Hardcore Henry

Posted by Joel Copling on March 16, 2016


"Hardcore Henry" gives two distinct and annoying sensations. The first is simply a fun sentiment with which to begin a review that will certainly, given its rating in stars (or lack thereof), be a vicious one: Imagine a roller coaster with a great number of twists, turns, and drops, then relegate it to a demo reel, and you have the experience of watching a movie that wants to elicit tension from its potentially unique central gimmick. More relevant to the film at hand, however, is the sensation that director Ilya Naishuller's film closely matches the experience of watching someone else playing a first-person shooter video game (firmly rated M by the ESRB) for ninety minutes.

That experience, of course, is in the eye of the beholder. This critic, who has played his fair share of FPS games over the course of his life (and enjoyed quite a few of them), finds being an audience to such an experience nearly intolerable, so a film like this was, perhaps, inevitably going to disagree with him. Even opening oneself up to the possibility of something like this, which has never been accomplished on this scale in an action movie before, provides a bevy of reasons to dislike it. Indeed, the conceit of watching a film through the eyes of our protagonist (a term used loosely here) wears off after about thirty seconds.

It becomes clear upon the moment when that protagonist and the woman he is trying to protect enter a pod in which they much parachute out of a plane at great speed and from a great height. By any logical measure, Naishuller should be able to inspire a sense of vertigo here at the most basic level. It may not be genuine tension, per se, but some sort of reaction from one's viscera, even if it's an uncomfortable shudder from an acrophobic, would be nice. Unfortunately, there's no depth of vision here. The many, many non-stop sequences of gun-related action suffer from a similar problem: There is no excitement the 57th time an operative is grievously and mortally injured by a bullet or explosion, largely because Naishuller doesn't allow us to see it (an extended, embarrassing scene set inside a prostitution house, for instance, lit dingily and hazily).

The plot is an unreadable clothesline. We enter the first-person point-of-view of Henry (The end credits do not tell us whose arms and legs play his, but one can imagine it is one of the film's many cinematographers) as he wakes up in the company of Estelle (Haley Bennett). He has no memory, is mostly a cyborg, and apparently used to be or still is (?) Estelle's husband. An inexplicably telekinetic villain named Akan (Danila Kozlovsky in what can politely be described as an unfortunate performance) kidnaps her and leaves Henry for dead. An aide in the form of Jimmy (Sharlto Copley) shows up to assist Henry in whatever manner and as many uniforms as possible, even after it is clear that the character has died (a running joke that is never funny with a solution that comes complete with a musical number, also not funny, for some reason).

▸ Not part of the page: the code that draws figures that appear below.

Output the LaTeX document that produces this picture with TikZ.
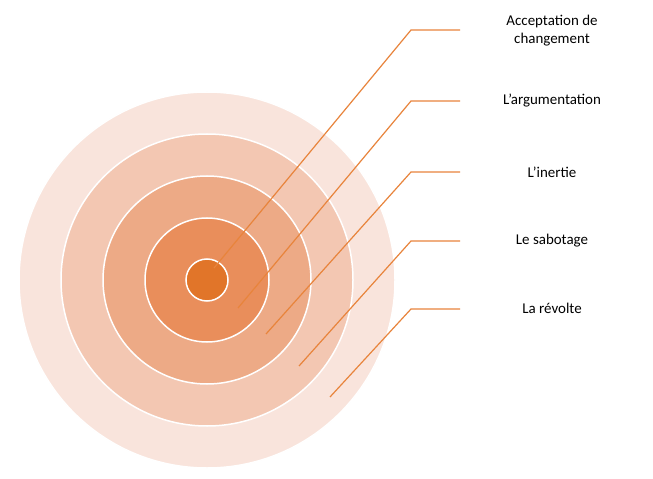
\documentclass[tikz,border=0pt]{standalone}
\usepackage{fontspec}
\setmainfont{Carlito}
\begin{document}
\begin{tikzpicture}[x=1bp,y=-1bp,
  ring/.style={draw=white,line width=1.5bp},
  lead/.style={draw=ldr,line width=1.2bp},
  lbl/.style={font=\fontsize{15}{18}\selectfont,align=center,anchor=center}]
\definecolor{ldr}{HTML}{E8843C}
\useasboundingbox (0,0) rectangle (653,479);
\fill[white] (0,0) rectangle (653,479);
\filldraw[ring,fill={rgb,255:red,249;green,228;blue,220}] (207,280) circle (188);
\filldraw[ring,fill={rgb,255:red,243;green,199;blue,178}] (207,280) circle (146);
\filldraw[ring,fill={rgb,255:red,237;green,170;blue,134}] (207,280) circle (104);
\filldraw[ring,fill={rgb,255:red,233;green,142;blue,91}] (207,280) circle (62);
\filldraw[ring,fill={rgb,255:red,225;green,117;blue,41}] (207,280) circle (21);
\node[lbl] (t1) at (552,31) {Acceptation de\\changement};
\node[lbl] (t2) at (552,101) {L'argumentation};
\node[lbl] (t3) at (552,172) {L'inertie};
\node[lbl] (t4) at (552,241) {Le sabotage};
\node[lbl] (t5) at (552,308) {La révolte};
\coordinate (e1) at (214,268);
\coordinate (e2) at (238,308);
\coordinate (e3) at (266,334);
\coordinate (e4) at (299,366);
\coordinate (e5) at (330,397);
\draw[lead] (460,30) -- (411,30) -- (e1);
\draw[lead] (460,101) -- (411,101) -- (e2);
\draw[lead] (460,172) -- (411,172) -- (e3);
\draw[lead] (460,241) -- (411,241) -- (e4);
\draw[lead] (460,309) -- (411,309) -- (e5);
\end{tikzpicture}
\end{document}
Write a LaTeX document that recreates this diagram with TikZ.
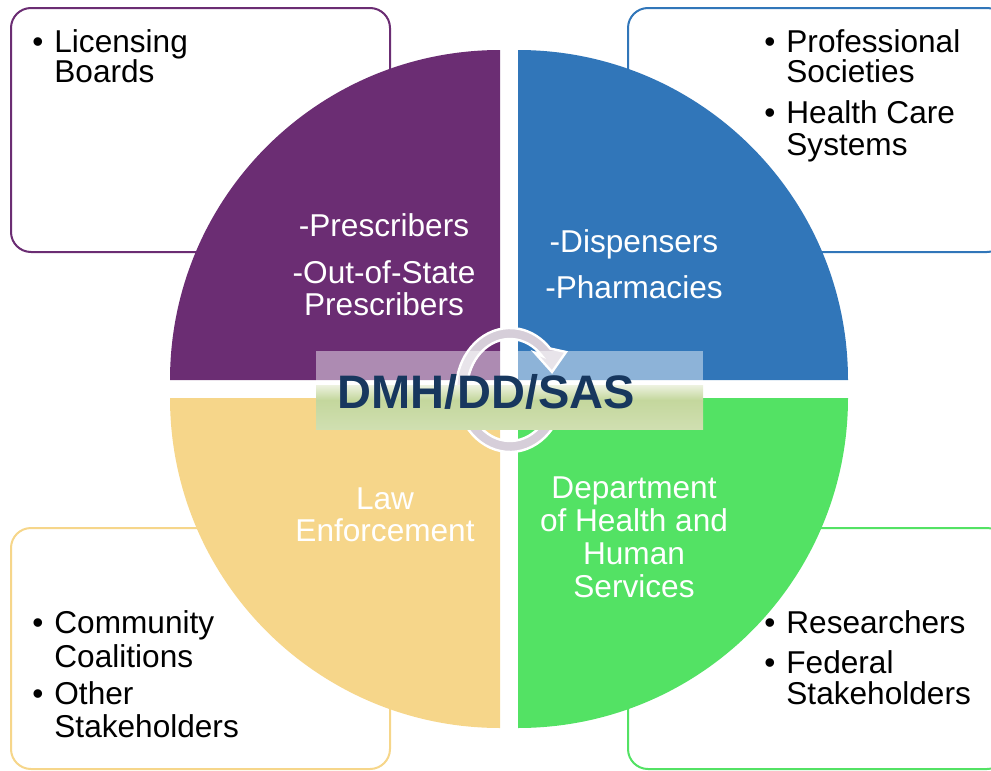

That plot synopsis came after much consideration of a film that is made impossible to decipher by a screenplay (written by Naishuller, with Will Stewart offering "additional writing" that probably never existed) that fails even to follow a basically coherent structure. The stretches, often ten minutes or longer, of Henry shooting guns does, of course, take on the video-game style of its forebears--an occasionally direct line down the gun's sights--while explosive weapons are held ostentatiously in close-up before being thrown. It's a gimmick and that's all it is--intriguing on paper but obnoxious in execution. Indeed, "Hardcore Henry" offers a climactic showdown and cliffhanger that introduces two new elements into the mix--thematic odiousness and direct audience insult.

Film Information


Sharlto Copley (Jimmy), Danila Kozlovsky (Akan), Haley Bennett (Estelle), Tim Roth (Henry's Father).

Directed and written by Ilya Naishuller.

Rated R (non-stop bloody brutal violence/mayhem, language throughout, sexual content/nudity, drug use).

90 minutes.

Released in select cities on April 8, 2016.